The loading dock has over 200 individual pieces but my mini chop saw made quick work of cutting them. The stringers and decking were assembled using a jig to keep everything square.

After installing the legs and bracing I test fit the structure and loading dock sections on the layout, with a narrow gauge flat car and standard gauge boxcar to check heights and clearances. The freight house will sit on a slope, so the timber piers supporting the freight house will need to be 1/4" longer in the back. 


In addition to the structure piers, lighting and roof, there are still a few trim pieces to be installed. It's been a fun kit to assemble so far and it should look good sitting between the station and the transfer crane.

Wednesday, December 16, 2020

SR&RL models

I have been steadily accumulating freight car and structure kits for a future layout based on the Sandy River and Rangeley Lakes, which is my favorite of the Maine two-foot gauge lines. Recently I started building some of them, starting with a few freight cars.
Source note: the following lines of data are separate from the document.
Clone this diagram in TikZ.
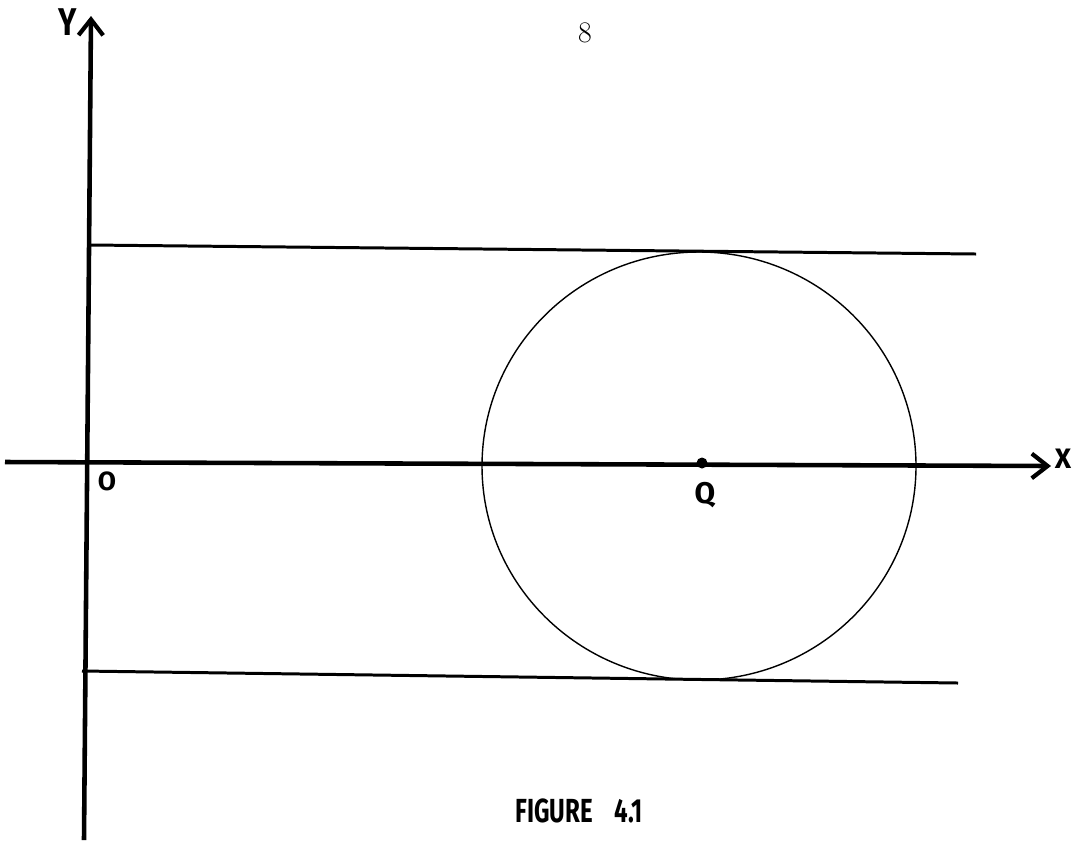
\documentclass[tikz,border=0pt]{standalone}
\usepackage{fontspec}
\newfontfamily\hand{Fira Sans}
\usetikzlibrary{arrows.meta}
\begin{document}
\begin{tikzpicture}[x=0.02cm,y=-0.02cm,
  axis/.style={line width=2.6pt},
  bound/.style={line width=1.7pt},
  lbl/.style={inner sep=0pt},
  arr/.style={-{Straight Barb[length=9pt,width=14pt,line width=2.4pt]}}]
\useasboundingbox (0,0) rectangle (1074,846);
% coordinates
\coordinate (ybot) at (84,840);
\coordinate (ytop) at (91,16);
\coordinate (xl) at (5,462);
\coordinate (xr) at (1051,466);
\coordinate (t1) at (90,245);
\coordinate (t2) at (976,254);
\coordinate (b1) at (82,671);
\coordinate (b2) at (958,683);
\coordinate (Q) at (702,463);
\coordinate (C) at (699,466);
% axes
\draw[axis,arr] (ybot) -- (ytop);
\draw[axis,arr] (xl) -- (xr);
% bounding lines
\draw[bound] (t1) -- (t2);
\draw[bound] (b1) -- (b2);
% circle
\draw[line width=0.8pt] (C) ellipse[x radius=217, y radius=214];
\fill (Q) circle[radius=5.5];
% labels
\node[lbl, font=\hand\bfseries\fontsize{22}{22}\selectfont, xscale=0.8] (ylab) at (68,22) {Y};
\node[lbl, font=\hand\bfseries\fontsize{16}{16}\selectfont] (xlab) at (1063,459) {X};
\node[lbl, font=\hand\bfseries\fontsize{15}{15}\selectfont] (olab) at (107,481) {O};
\node[lbl, font=\hand\bfseries\fontsize{17}{17}\selectfont] (qlab) at (705,495) {Q};
\node[lbl, font=\fontsize{17}{17}\selectfont] (pg) at (585,33) {8};
\node[lbl, font=\hand\bfseries\fontsize{19}{19}\selectfont, xscale=0.72] (cap) at (579,811) {FIGURE\hspace{0.9em}4.1};
\end{tikzpicture}
\end{document}
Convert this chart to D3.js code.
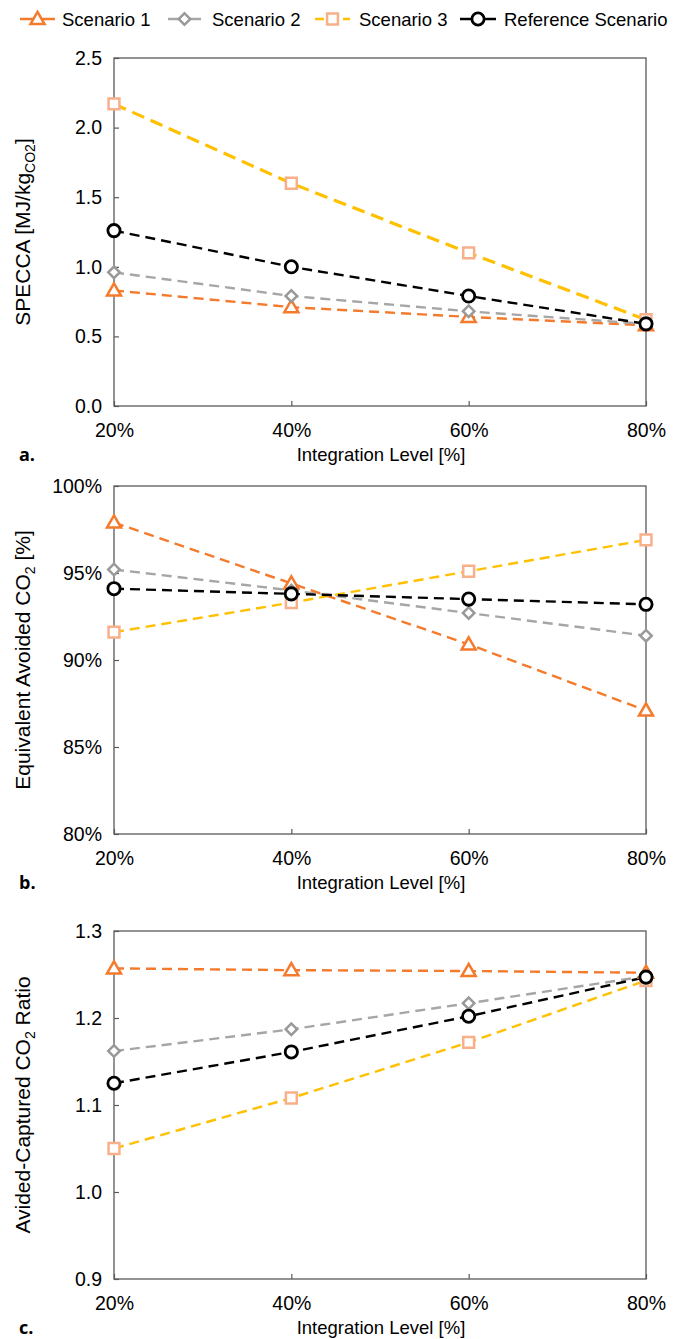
<!DOCTYPE html>
<meta charset="utf-8">
<script src="https://d3js.org/d3.v7.min.js"></script>
<style>
  body { margin: 0; background: #fff; }
  text { font-family: "Liberation Sans", Arial, sans-serif; fill: #000; }
  .tick text { font-size: 19.5px; font-family: "Liberation Sans", Arial, sans-serif; }
  .tick line { stroke: #595959; stroke-width: 1.2px; }
  .frame { fill: none; stroke: #595959; stroke-width: 1.3px; }
</style>
<body>
<div id="chart"></div>
<script>
  var width = 686,
      height = 1339;

  // x categories
  var levels = [20, 40, 60, 80];
  var levelLabels = ["20%", "40%", "60%", "80%"];

  var seriesNames = ["Scenario 1", "Scenario 2", "Scenario 3", "Reference Scenario"];

  // a. SPECCA [MJ/kgCO2]
  var speccaS1 = [0.83, 0.71, 0.64, 0.58];
  var speccaS2 = [0.96, 0.79, 0.68, 0.59];
  var speccaS3 = [2.17, 1.60, 1.10, 0.62];
  var speccaRef = [1.26, 1.00, 0.79, 0.59];
  var speccaTicks = [0, 0.5, 1.0, 1.5, 2.0, 2.5];

  // b. Equivalent avoided CO2 [%]
  var avoidedS1 = [97.9, 94.4, 90.9, 87.1];
  var avoidedS2 = [95.2, 94.0, 92.7, 91.4];
  var avoidedS3 = [91.6, 93.3, 95.1, 96.9];
  var avoidedRef = [94.1, 93.8, 93.5, 93.2];
  var avoidedTicks = [80, 85, 90, 95, 100];

  // c. Avoided-captured CO2 ratio
  var ratioS1 = [1.257, 1.255, 1.254, 1.252];
  var ratioS2 = [1.162, 1.187, 1.217, 1.248];
  var ratioS3 = [1.050, 1.108, 1.172, 1.243];
  var ratioRef = [1.125, 1.161, 1.202, 1.247];
  var ratioTicks = [0.9, 1.0, 1.1, 1.2, 1.3];

  var styles = [
    { line: "#F47A2C", mark: "#F47A2C", symbol: "triangle" },
    { line: "#A6A6A6", mark: "#999999", symbol: "diamond" },
    { line: "#FFC000", mark: "#F8B08A", symbol: "square" },
    { line: "#000000", mark: "#000000", symbol: "circle" }
  ];

  var panels = [
    { id: "a.", top: 58, values: [speccaS1, speccaS2, speccaS3, speccaRef], ticks: speccaTicks,
      fmt: d3.format(".1f"), yTitle: [["SPECCA [MJ/kg", false], ["CO2", true], ["]", false]], thick: true },
    { id: "b.", top: 486, values: [avoidedS1, avoidedS2, avoidedS3, avoidedRef], ticks: avoidedTicks,
      fmt: function(d) { return d + "%"; }, yTitle: [["Equivalent Avoided CO", false], ["2", true], [" [%]", false]] },
    { id: "c.", top: 931, values: [ratioS1, ratioS2, ratioS3, ratioRef], ticks: ratioTicks,
      fmt: d3.format(".1f"), yTitle: [["Avided-Captured CO", false], ["2", true], [" Ratio", false]] }
  ];

  var left = 114, right = 646, plotH = 348;

  var svg = d3.select("#chart").append("svg")
      .attr("width", width)
      .attr("height", height);

  var x = d3.scaleLinear().domain([20, 80]).range([left, right]);

  function markerPath(symbol) {
    if (symbol == "triangle") return d3.symbol().type(d3.symbolTriangle).size(85)();
    if (symbol == "diamond") return d3.symbol().type(d3.symbolSquare).size(66)();
    if (symbol == "square") return d3.symbol().type(d3.symbolSquare).size(118)();
    return d3.symbol().type(d3.symbolCircle).size(118)();
  }

  function drawMarker(g, st, cx, cy) {
    g.append("path")
        .attr("d", markerPath(st.symbol))
        .attr("transform", "translate(" + cx + "," + (st.symbol == "triangle" ? cy + 1 : cy) + ")" +
              (st.symbol == "diamond" ? " rotate(45)" : ""))
        .attr("fill", "#fff")
        .attr("stroke", st.mark)
        .attr("stroke-width", st.symbol == "circle" ? 2.8 : 2.5);
  }

  panels.forEach(function(p) {
    var ext = d3.extent(p.ticks);
    var y = d3.scaleLinear().domain(ext).range([p.top + plotH, p.top]);
    var g = svg.append("g");

    g.append("rect").attr("class", "frame")
        .attr("x", left).attr("y", p.top)
        .attr("width", right - left).attr("height", plotH);

    g.append("g")
        .attr("transform", "translate(" + left + ",0)")
        .call(d3.axisLeft(y).tickValues(p.ticks).tickFormat(p.fmt).tickSize(-5).tickPadding(12))
        .call(function(a) { a.select(".domain").remove(); });

    g.append("g")
        .attr("transform", "translate(0," + (p.top + plotH) + ")")
        .call(d3.axisBottom(x).tickValues(levels).tickFormat(function(d, i) { return levelLabels[i]; })
              .tickSize(-5).tickPadding(17))
        .call(function(a) { a.select(".domain").remove(); });

    // x title and panel id
    g.append("text")
        .attr("x", (left + right) / 2 + 1)
        .attr("y", p.top + plotH + 55)
        .attr("text-anchor", "middle")
        .style("font-size", "18.5px")
        .text("Integration Level [%]");

    g.append("text")
        .attr("x", 19)
        .attr("y", p.top + plotH + 55)
        .style("font-size", "18px")
        .style("font-weight", "bold")
        .style("font-family", "'Open Sans', sans-serif")
        .text(p.id);

    // y title
    var yt = g.append("text")
        .attr("transform", "translate(30," + (p.top + plotH / 2) + ") rotate(-90)")
        .attr("text-anchor", "middle")
        .style("font-size", "21px");
    p.yTitle.forEach(function(part, i) {
      var ts = yt.append("tspan").text(part[0]);
      if (part[1]) ts.attr("dy", 5).style("font-size", "14px");
      else if (i > 0) ts.attr("dy", -5);
    });

    var line = d3.line()
        .x(function(d, i) { return x(levels[i]); })
        .y(function(d) { return y(d); });

    p.values.forEach(function(vals, s) {
      g.append("path")
          .attr("d", line(vals))
          .attr("fill", "none")
          .attr("stroke", styles[s].line)
          .attr("stroke-width", (p.thick && s == 2) ? 3.2 : 2.4)
          .attr("stroke-dasharray", (p.thick && s == 2) ? "13,7" : "10,6");
    });

    p.values.forEach(function(vals, s) {
      vals.forEach(function(v, i) {
        drawMarker(g, styles[s], x(levels[i]), y(v));
      });
    });
  });

  // legend
  var legendItems = [
    { x0: 20, x1: 55, tx: 62, dash: null },
    { x0: 168, x1: 201, tx: 212, dash: null },
    { x0: 315, x1: 350, tx: 359, dash: "9,5" },
    { x0: 460, x1: 496, tx: 504, dash: null }
  ];
  var legend = svg.append("g");
  legendItems.forEach(function(it, s) {
    legend.append("line")
        .attr("x1", it.x0).attr("x2", it.x1)
        .attr("y1", 19).attr("y2", 19)
        .attr("stroke", styles[s].line)
        .attr("stroke-width", 2.4)
        .attr("stroke-dasharray", it.dash);
    drawMarker(legend, styles[s], (it.x0 + it.x1) / 2, 19);
    legend.append("text")
        .attr("x", it.tx).attr("y", 26)
        .style("font-size", "18.5px")
        .text(seriesNames[s]);
  });
</script>
</body>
The coal gondola is a resin kit from F&C, and the rest are laser-cut kits from Mount Blue Model Co. 


The side and end panels for the rack cars were scratchbuilt from strip wood using this simple jig. A bit tedious but the result was worth it!


I've also been working on models of buildings that were located in Kingfield, Maine, including the wood/tool shed, the hydrant house, and the car repair shop. All three kits were released many years ago and are out of production. The tool shed is by Chris Cardinal, the hydrant house is by Kennebunk Models with modifications to match prototype drawings, and the car shop (still in progress) was produced by Portland Locomotive Works. All are painted in the Maine Central color scheme that was used on the SR&RL following its acquisition by the MEC in 1912.


While these buildings are intended for my next layout I will use them on the current one as well, near the roundhouse which will be scratchbuilt. I still need to reinstall the turntable, which was removed when I moved this section back into the train room.